Les merveilles (Grande Meraviglia)
Auteur : Viola Ardone
Traduit de l’italien par Laura Brignon
Éditions : Albin Michel (21 Août 2024)
ISBN : 9782226491428
404 pages
Quatrième de couverture
Elba porte le nom d'un fleuve : c'est sa mère qui l'a choisi. Seuls les fleuves circulent librement, lui disait-elle, avant de disparaître mystérieusement. Depuis, Elba grandit seule dans cet endroit qu'elle nomme le monde-à-moitié : un asile psychiatrique, à Naples. C'est là qu'elle pose son regard d'enfant, sur le quotidien de cette « maison des fêlés, avec dedans plein de gens qui ressemblent à des félins », nourrissant de ses observations son Journal des maladies du mental. Jusqu'au jour où le jeune docteur Fausto Meraviglia décide de libérer les patients, comme le prévoit une loi votée quelques années plus tôt en 1978, et de prendre Elba sous son aile. Lui qui n'a jamais été un bon père apprend le poids et la force de la paternité.
Mon avis
Ce récit commence en 1982, on fait connaissance avec Elba, quinze ans, née à l’asile où sa mère a été internée car elle avait fauté. Internement abusif bien sûr. Elba a grandi avec elle dans ce lieu puis est allée à l’école des bonnes sœurs avant de revenir (en se faisant passer pour malade mentale) afin de retrouver sa mère. C’est elle qui s’exprime dans la première partie de ce roman. Le phrasé est brut avec des phrases courtes, qui choquent, qui percutent. C’est même un peu « cru ». Elle décrit le monde des fêlés, le monde à moitié avec les calmes et les agités. Certains ne devraient pas être là, les soins ne sont pas forcément adaptés. On « soigne » à coups de cachets, de sangles, d’électro chocs, parfois …. Écouter les malades ? Non, pas besoin …

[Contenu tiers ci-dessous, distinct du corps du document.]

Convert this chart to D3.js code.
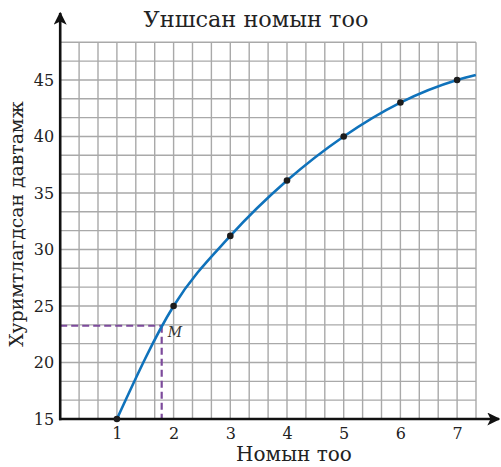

Cette première partie n’est pas simple à lire, parce qu’elle renvoie des images de traitements injustes et violents pour les personnes hospitalisés. C’est révoltant car souvent les médecins ne vérifient pas le diagnostic énoncé. On peut se retrouver à l’asile parce qu’on dérange en n’étant pas d’accord avec sa famille….brrrr…. Malgré tout, j’ai eu le sentiment d’une présentation assez édulcoré du lieu et de ses habitants. Comme si l’auteur tenait à les rendre tous attachants.
Deuxième partie, 2019, c’est Fausto Meraviglia, maintenant âgé qui partage ses pensées. Il était « le jeunot », le médecin qui a débarqué à l’asile et qui, tenant compte de la loi 180 (de 1978) a voulu changer les méthodes en offrant aux patients « une ouverture sur l’extérieur ». Il raconte ses combats, ses déceptions, les difficultés rencontrées … Et on découvre cinquante ans après ce qu’il pense de tout ça.
Nous continuons cette lecture avec les années 1988 et 1989 et une dernière partie sur la journée du 31 décembre 2019.
J’ai été emballée lorsque j’ai lu « Le choix » de Viola Ardone et j’attendais beaucoup de ce nouveau titre. Je suis plus mitigée. Peut-être que j’attendais trop ou que le thème général de la folie n’était pas pour moi. Mais je ne regrette en rien ma lecture. La relation que la mère d’Elba tisse avec sa fille est merveilleuse, délicate et vaut à elle seule le détour.
L’écriture de l’auteur (merci à la traductrice) est poétique, pleine d’humanité. La lire c’est un plaisir. Elle ose aborder des sujets qui n’ont rien d’évident. Elle bouscule le lecteur, elle nous oblige à aller plus loin, à nous questionner sur tout ce qu’elle évoque.